If I pushed this guy down a flight of stairs, I doubt if he would accept
my argument that he didn't actually see me do it. Likewise I don't think
he'd buy a 79 Chevy as new if I told him it had been "created with an
appearance of age." Limiting knowledge to what we actually observe with
our own eyes restricts us to only the most trivial knowledge. If God could
create a universe with a spurious appearance of age he could also give us
scriptures with a spurious appearance of truth.
We
> >cannot prove that these requirements have been met over the years since the
> >earth came into existence. We know, however, of several kinds of events
> >which could have disturbed the timer or the rate at which it has run. The
> >development of the industrial age, great storms on the sun, and variations
> >in cosmic radiation are examples of such disturbances.

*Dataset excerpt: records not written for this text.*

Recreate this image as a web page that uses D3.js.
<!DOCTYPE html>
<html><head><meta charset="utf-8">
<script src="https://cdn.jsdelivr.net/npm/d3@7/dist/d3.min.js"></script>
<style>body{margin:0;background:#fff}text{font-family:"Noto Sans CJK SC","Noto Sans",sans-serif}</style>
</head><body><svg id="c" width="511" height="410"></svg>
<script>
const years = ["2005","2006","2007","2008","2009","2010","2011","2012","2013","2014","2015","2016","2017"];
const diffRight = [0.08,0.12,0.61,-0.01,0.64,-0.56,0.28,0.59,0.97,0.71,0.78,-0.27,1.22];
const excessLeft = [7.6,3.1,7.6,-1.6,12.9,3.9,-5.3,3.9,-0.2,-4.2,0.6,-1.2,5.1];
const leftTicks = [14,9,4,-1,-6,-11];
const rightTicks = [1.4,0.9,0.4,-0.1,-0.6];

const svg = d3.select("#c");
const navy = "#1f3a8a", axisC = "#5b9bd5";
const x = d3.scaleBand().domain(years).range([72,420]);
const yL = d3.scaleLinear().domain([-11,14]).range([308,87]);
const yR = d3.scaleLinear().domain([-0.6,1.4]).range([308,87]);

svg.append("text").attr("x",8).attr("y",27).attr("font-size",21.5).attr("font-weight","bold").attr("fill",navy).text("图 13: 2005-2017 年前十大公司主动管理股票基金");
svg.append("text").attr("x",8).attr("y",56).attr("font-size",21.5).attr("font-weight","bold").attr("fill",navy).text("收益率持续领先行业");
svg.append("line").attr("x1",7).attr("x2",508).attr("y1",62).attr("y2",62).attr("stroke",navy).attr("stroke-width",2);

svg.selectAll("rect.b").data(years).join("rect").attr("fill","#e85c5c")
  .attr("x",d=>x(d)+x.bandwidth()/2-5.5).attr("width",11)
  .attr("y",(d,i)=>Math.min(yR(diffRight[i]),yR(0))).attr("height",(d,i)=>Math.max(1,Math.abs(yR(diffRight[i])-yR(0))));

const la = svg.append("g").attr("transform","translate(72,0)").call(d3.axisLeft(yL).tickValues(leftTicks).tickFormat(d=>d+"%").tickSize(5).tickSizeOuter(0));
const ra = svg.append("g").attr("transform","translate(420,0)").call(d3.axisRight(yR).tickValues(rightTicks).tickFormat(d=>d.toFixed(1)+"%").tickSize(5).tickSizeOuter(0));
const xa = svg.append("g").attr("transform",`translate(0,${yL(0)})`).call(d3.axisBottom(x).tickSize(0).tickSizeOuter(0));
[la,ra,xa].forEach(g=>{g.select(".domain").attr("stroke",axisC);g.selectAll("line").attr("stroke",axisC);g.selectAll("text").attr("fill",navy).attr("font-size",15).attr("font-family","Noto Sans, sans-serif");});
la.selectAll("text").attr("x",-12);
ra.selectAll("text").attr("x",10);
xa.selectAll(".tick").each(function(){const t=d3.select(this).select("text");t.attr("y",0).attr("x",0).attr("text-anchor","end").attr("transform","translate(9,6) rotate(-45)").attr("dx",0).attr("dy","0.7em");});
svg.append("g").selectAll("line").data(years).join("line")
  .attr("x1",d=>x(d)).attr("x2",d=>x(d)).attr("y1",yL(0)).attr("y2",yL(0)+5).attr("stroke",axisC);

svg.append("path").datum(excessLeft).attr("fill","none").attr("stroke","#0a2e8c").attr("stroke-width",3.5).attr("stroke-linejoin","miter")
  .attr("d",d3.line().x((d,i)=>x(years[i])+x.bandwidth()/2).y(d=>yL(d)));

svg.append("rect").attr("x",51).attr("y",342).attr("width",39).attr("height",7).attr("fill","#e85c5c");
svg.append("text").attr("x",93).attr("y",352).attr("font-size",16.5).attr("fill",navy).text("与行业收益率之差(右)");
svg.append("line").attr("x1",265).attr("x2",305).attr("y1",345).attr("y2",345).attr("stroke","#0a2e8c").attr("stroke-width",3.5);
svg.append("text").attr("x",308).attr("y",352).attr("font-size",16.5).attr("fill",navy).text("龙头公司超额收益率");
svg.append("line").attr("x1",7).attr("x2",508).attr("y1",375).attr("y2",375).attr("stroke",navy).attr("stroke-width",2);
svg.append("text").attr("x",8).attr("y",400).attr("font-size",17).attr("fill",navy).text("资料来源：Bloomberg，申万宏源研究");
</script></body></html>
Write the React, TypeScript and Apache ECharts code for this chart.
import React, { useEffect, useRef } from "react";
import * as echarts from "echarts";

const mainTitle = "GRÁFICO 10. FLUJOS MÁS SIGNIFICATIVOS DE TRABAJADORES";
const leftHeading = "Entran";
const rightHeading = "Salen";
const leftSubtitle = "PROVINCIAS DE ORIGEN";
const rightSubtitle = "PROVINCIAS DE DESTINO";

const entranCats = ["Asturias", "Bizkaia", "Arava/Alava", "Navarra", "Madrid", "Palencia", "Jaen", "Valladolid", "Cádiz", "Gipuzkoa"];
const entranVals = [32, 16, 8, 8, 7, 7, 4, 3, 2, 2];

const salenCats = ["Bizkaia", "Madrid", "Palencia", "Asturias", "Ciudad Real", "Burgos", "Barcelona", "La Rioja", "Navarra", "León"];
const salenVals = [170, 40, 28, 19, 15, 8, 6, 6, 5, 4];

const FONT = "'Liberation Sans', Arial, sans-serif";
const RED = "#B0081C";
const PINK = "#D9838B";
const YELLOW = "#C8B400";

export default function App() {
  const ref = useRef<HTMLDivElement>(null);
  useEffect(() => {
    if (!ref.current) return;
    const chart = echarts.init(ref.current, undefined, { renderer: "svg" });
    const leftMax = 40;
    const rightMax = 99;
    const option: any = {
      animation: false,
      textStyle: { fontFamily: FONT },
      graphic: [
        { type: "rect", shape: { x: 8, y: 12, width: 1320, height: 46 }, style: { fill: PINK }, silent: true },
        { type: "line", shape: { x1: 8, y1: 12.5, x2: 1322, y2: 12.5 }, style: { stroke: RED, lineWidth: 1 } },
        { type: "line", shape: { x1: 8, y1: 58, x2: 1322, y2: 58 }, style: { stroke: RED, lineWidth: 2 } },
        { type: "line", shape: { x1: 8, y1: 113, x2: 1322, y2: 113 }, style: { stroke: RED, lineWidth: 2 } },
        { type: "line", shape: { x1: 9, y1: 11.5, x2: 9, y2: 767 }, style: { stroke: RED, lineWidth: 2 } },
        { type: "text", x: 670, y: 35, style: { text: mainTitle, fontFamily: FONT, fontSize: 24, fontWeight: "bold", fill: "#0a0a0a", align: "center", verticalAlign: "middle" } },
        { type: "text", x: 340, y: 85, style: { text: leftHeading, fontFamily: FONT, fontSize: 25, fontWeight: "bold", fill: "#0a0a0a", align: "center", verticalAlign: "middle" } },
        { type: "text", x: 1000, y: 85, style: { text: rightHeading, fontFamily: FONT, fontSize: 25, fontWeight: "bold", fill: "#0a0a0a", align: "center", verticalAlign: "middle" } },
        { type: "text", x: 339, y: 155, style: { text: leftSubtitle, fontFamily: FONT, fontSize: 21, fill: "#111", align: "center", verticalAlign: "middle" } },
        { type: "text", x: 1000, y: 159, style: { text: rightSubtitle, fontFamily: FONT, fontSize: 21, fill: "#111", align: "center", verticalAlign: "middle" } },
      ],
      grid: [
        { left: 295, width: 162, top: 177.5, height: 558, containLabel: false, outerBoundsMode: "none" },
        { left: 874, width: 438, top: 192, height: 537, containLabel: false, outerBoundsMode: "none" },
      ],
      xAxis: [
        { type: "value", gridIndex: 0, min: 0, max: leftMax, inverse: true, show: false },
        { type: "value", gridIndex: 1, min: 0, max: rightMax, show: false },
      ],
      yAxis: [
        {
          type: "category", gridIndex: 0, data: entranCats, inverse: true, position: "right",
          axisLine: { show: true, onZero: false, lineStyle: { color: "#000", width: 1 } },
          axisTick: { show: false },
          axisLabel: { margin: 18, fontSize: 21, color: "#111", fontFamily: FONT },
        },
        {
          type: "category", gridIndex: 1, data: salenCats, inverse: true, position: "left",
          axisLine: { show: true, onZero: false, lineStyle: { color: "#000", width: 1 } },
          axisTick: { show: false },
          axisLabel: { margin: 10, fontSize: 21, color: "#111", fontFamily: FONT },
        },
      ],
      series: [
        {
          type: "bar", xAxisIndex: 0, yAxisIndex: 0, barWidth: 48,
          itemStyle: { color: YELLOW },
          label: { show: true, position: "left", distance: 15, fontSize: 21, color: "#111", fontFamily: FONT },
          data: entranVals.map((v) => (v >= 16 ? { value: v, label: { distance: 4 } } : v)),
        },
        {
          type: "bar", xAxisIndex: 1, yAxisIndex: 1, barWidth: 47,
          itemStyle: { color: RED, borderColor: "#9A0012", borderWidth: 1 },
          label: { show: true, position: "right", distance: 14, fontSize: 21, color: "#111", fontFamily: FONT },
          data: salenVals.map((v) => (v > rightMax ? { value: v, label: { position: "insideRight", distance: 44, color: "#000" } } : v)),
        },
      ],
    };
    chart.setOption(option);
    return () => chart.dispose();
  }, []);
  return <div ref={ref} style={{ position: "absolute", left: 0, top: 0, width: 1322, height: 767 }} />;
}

Variations in cosmic ray abundance do affect the production of C-14 in the
atmosphere. Unfortunately for YEC's, calibration of the C-14 clock against
tree ring data show that C-14 ages are systematically YOUNG during the
past 10 KA. See Colin Renfrew, Carbon 14 and the Prehistory of Europe,
Scientific American, October 1971, p. 63.
> >There is sufficient evidence "solid rock evidence", that dating techniques
> >are flawed. How do you deal with this?
> >
> >Thanks, in Him,
> >Ed
Lots of Christians slough off bad science as unimportant because of the
eternal issues involved. However, the Bible says, "If a man can be trusted
in small things he can be trusted in great. If a man cannot be trusted
in small things he cannot be trusted in great. If you cannot be trusted
with the treasure of this world, who will entrust you with the treasure of
the next?" If you can't tell the difference between good science and bad
science, where things can be weighed and touched, and controversial
observations can be repeated, what possible reason is there to assume
you're competent to interpret the Scriptures?